:: Data supplied

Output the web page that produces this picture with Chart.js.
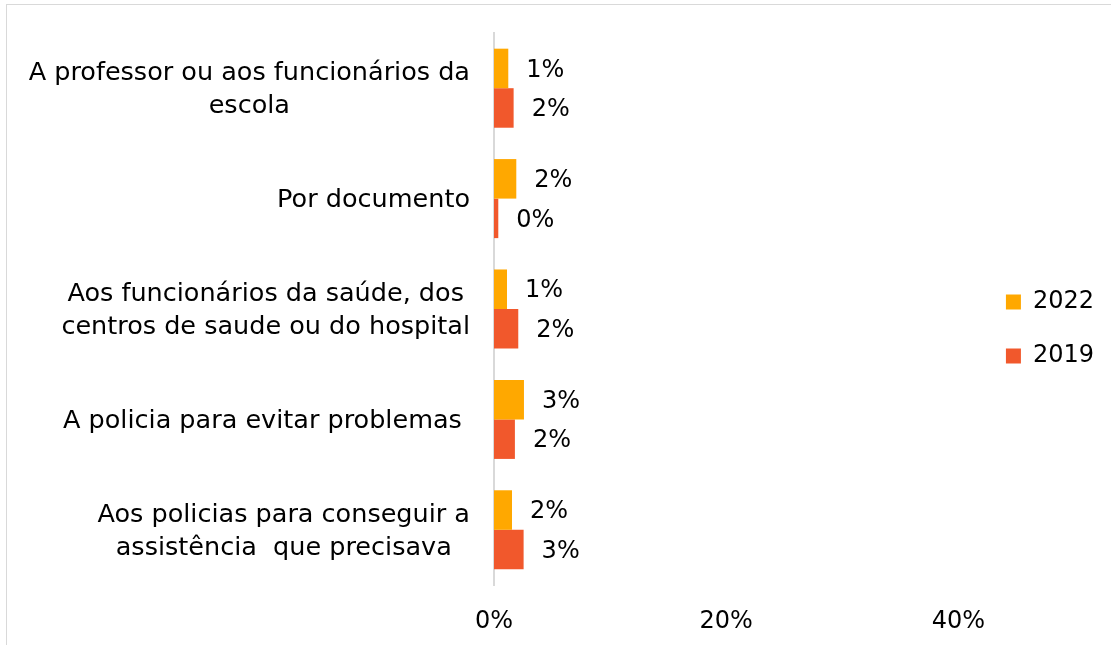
<!DOCTYPE html>
<html>
<head>
<meta charset="utf-8">
<script src="https://cdn.jsdelivr.net/npm/chart.js@4.4.0/dist/chart.umd.min.js"></script>
<style>
  html, body { margin: 0; padding: 0; background: #fff; }
  #box {
    position: absolute; left: 6px; top: 4px; width: 1105px; height: 641px;
    border-left: 1px solid #d9d9d9; border-top: 1px solid #d9d9d9;
  }
  #myChart { display: block; }
</style>
</head>
<body>
<div id="box"><canvas id="myChart" width="1104" height="640"></canvas></div>
<script>
var categories = [
  ['A professor ou aos funcionários da', 'escola'],
  ['Por documento'],
  ['Aos funcionários da saúde, dos', 'centros de saude ou do hospital'],
  ['A policia para evitar problemas '],
  ['Aos policias para conseguir a', 'assistência  que precisava']
];
var values2022 = [1.23, 1.92, 1.12, 2.58, 1.55];
var values2019 = [1.69, 0.37, 2.09, 1.80, 2.55];
var xTicks = [0, 20, 40];
var xMax = 41.5;

var FONT = 'DejaVu Sans';

// category labels: block right-aligned, lines centred inside the block
var catLabels = {
  id: 'catLabels',
  afterDraw: function(chart) {
    var ctx = chart.ctx, y = chart.scales.y, area = chart.chartArea;
    ctx.save();
    ctx.font = '25.5px "' + FONT + '"';
    ctx.fillStyle = '#000';
    ctx.textAlign = 'center';
    ctx.textBaseline = 'middle';
    categories.forEach(function(lines, i) {
      var cy = y.getPixelForValue(i) + 2;
      var maxW = 0;
      lines.forEach(function(l) { maxW = Math.max(maxW, ctx.measureText(l).width); });
      var cx = area.left - 24 - maxW / 2;
      lines.forEach(function(l, j) {
        ctx.fillText(l, cx, cy + (j - (lines.length - 1) / 2) * 33);
      });
    });
    ctx.restore();
  }
};

// value labels at the end of each bar
var valueLabels = {
  id: 'valueLabels',
  afterDatasetsDraw: function(chart) {
    var ctx = chart.ctx;
    ctx.save();
    ctx.font = '24px "' + FONT + '"';
    ctx.fillStyle = '#000';
    ctx.textAlign = 'left';
    ctx.textBaseline = 'middle';
    chart.data.datasets.forEach(function(ds, di) {
      chart.getDatasetMeta(di).data.forEach(function(bar, i) {
        ctx.fillText(Math.round(ds.data[i]) + '%', bar.x + 18, bar.y + 2);
      });
    });
    ctx.restore();
  }
};

var ctx = document.getElementById('myChart').getContext('2d');
var myChart = new Chart(ctx, {
  type: 'bar',
  data: {
    labels: categories,
    datasets: [{
      label: '2022',
      data: values2022,
      backgroundColor: '#FFA800',
      categoryPercentage: 0.716,
      barPercentage: 1
    }, {
      label: '2019',
      data: values2019,
      backgroundColor: '#F1582C',
      categoryPercentage: 0.716,
      barPercentage: 1
    }]
  },
  plugins: [catLabels, valueLabels],
  options: {
    indexAxis: 'y',
    responsive: false,
    animation: false,
    layout: { padding: { left: 7, top: 28, right: 7, bottom: 0 } },
    scales: {
      y: {
        grid: { display: false },
        border: { display: true, color: '#d9d9d9', width: 2 },
        ticks: { display: false },
        afterFit: function(scale) { scale.width = 480; }
      },
      x: {
        min: 0,
        max: xMax,
        grid: { display: false, drawTicks: false },
        border: { display: false },
        afterBuildTicks: function(scale) {
          scale.ticks = xTicks.map(function(v) { return { value: v }; });
        },
        afterFit: function(scale) { scale.height = 60; },
        ticks: {
          padding: 22,
          color: '#000',
          font: { family: FONT, size: 24 },
          callback: function(v) { return v + '%'; }
        }
      }
    },
    plugins: {
      legend: {
        position: 'right',
        fullSize: false,
        title: { display: true, text: ' ', padding: 0, font: { size: 20, lineHeight: 2 } },
        labels: {
          boxWidth: 15,
          boxHeight: 15,
          padding: 30,
          color: '#000',
          font: { family: FONT, size: 24 }
        }
      },
      tooltip: { enabled: false }
    }
  }
});
</script>
</body>
</html>
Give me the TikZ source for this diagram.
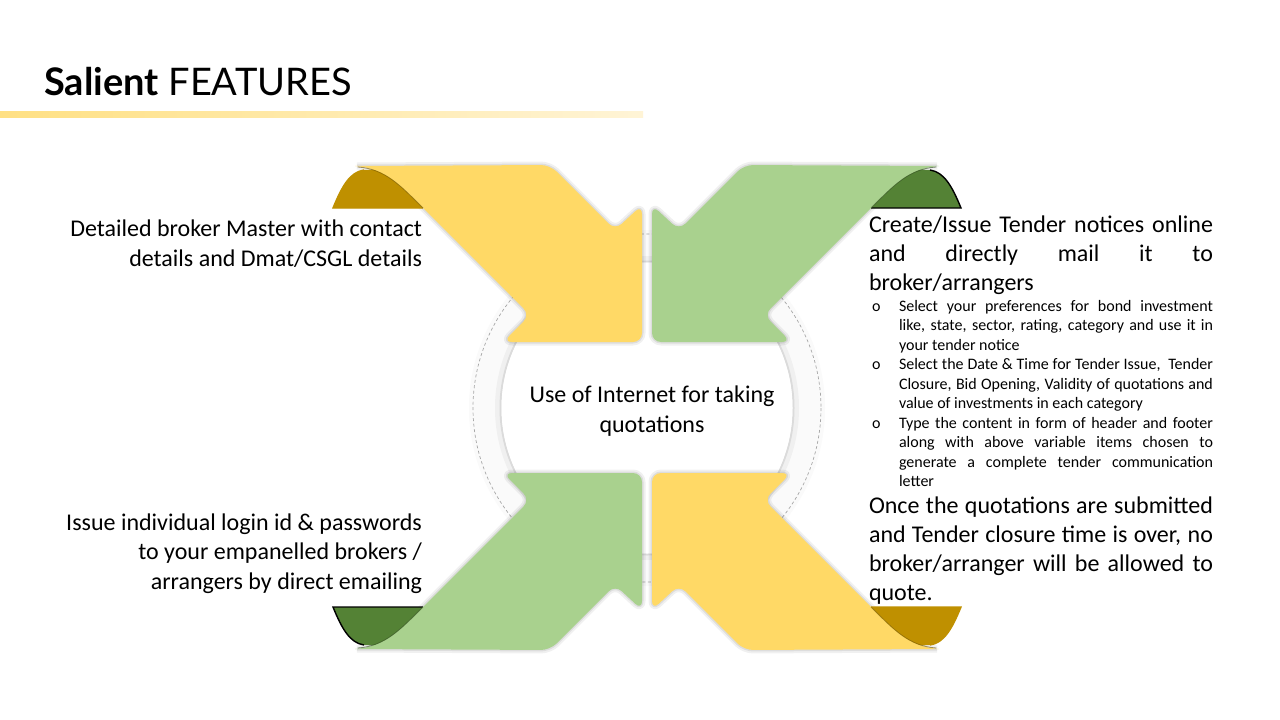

::::

## Exercise prompt
Restate each entry word for word, please, but drop any images it holds.

## Solution
Output the web page that produces this picture with Chart.js.
<!DOCTYPE html>
<html>
<head>
<meta charset="utf-8">
<script src="https://cdn.jsdelivr.net/npm/chart.js@4.4.0/dist/chart.umd.min.js"></script>
<style>
  html, body { margin: 0; padding: 0; background: #fff; }
  #box {
    position: absolute; left: 6px; top: 4px; width: 1105px; height: 641px;
    border-left: 1px solid #d9d9d9; border-top: 1px solid #d9d9d9;
  }
  #myChart { display: block; }
</style>
</head>
<body>
<div id="box"><canvas id="myChart" width="1104" height="640"></canvas></div>
<script>
var categories = [
  ['A professor ou aos funcionários da', 'escola'],
  ['Por documento'],
  ['Aos funcionários da saúde, dos', 'centros de saude ou do hospital'],
  ['A policia para evitar problemas '],
  ['Aos policias para conseguir a', 'assistência  que precisava']
];
var values2022 = [1.23, 1.92, 1.12, 2.58, 1.55];
var values2019 = [1.69, 0.37, 2.09, 1.80, 2.55];
var xTicks = [0, 20, 40];
var xMax = 41.5;

var FONT = 'DejaVu Sans';

// category labels: block right-aligned, lines centred inside the block
var catLabels = {
  id: 'catLabels',
  afterDraw: function(chart) {
    var ctx = chart.ctx, y = chart.scales.y, area = chart.chartArea;
    ctx.save();
    ctx.font = '25.5px "' + FONT + '"';
    ctx.fillStyle = '#000';
    ctx.textAlign = 'center';
    ctx.textBaseline = 'middle';
    categories.forEach(function(lines, i) {
      var cy = y.getPixelForValue(i) + 2;
      var maxW = 0;
      lines.forEach(function(l) { maxW = Math.max(maxW, ctx.measureText(l).width); });
      var cx = area.left - 24 - maxW / 2;
      lines.forEach(function(l, j) {
        ctx.fillText(l, cx, cy + (j - (lines.length - 1) / 2) * 33);
      });
    });
    ctx.restore();
  }
};

// value labels at the end of each bar
var valueLabels = {
  id: 'valueLabels',
  afterDatasetsDraw: function(chart) {
    var ctx = chart.ctx;
    ctx.save();
    ctx.font = '24px "' + FONT + '"';
    ctx.fillStyle = '#000';
    ctx.textAlign = 'left';
    ctx.textBaseline = 'middle';
    chart.data.datasets.forEach(function(ds, di) {
      chart.getDatasetMeta(di).data.forEach(function(bar, i) {
        ctx.fillText(Math.round(ds.data[i]) + '%', bar.x + 18, bar.y + 2);
      });
    });
    ctx.restore();
  }
};

var ctx = document.getElementById('myChart').getContext('2d');
var myChart = new Chart(ctx, {
  type: 'bar',
  data: {
    labels: categories,
    datasets: [{
      label: '2022',
      data: values2022,
      backgroundColor: '#FFA800',
      categoryPercentage: 0.716,
      barPercentage: 1
    }, {
      label: '2019',
      data: values2019,
      backgroundColor: '#F1582C',
      categoryPercentage: 0.716,
      barPercentage: 1
    }]
  },
  plugins: [catLabels, valueLabels],
  options: {
    indexAxis: 'y',
    responsive: false,
    animation: false,
    layout: { padding: { left: 7, top: 28, right: 7, bottom: 0 } },
    scales: {
      y: {
        grid: { display: false },
        border: { display: true, color: '#d9d9d9', width: 2 },
        ticks: { display: false },
        afterFit: function(scale) { scale.width = 480; }
      },
      x: {
        min: 0,
        max: xMax,
        grid: { display: false, drawTicks: false },
        border: { display: false },
        afterBuildTicks: function(scale) {
          scale.ticks = xTicks.map(function(v) { return { value: v }; });
        },
        afterFit: function(scale) { scale.height = 60; },
        ticks: {
          padding: 22,
          color: '#000',
          font: { family: FONT, size: 24 },
          callback: function(v) { return v + '%'; }
        }
      }
    },
    plugins: {
      legend: {
        position: 'right',
        fullSize: false,
        title: { display: true, text: ' ', padding: 0, font: { size: 20, lineHeight: 2 } },
        labels: {
          boxWidth: 15,
          boxHeight: 15,
          padding: 30,
          color: '#000',
          font: { family: FONT, size: 24 }
        }
      },
      tooltip: { enabled: false }
    }
  }
});
</script>
</body>
</html>
Give me the TikZ source for this diagram.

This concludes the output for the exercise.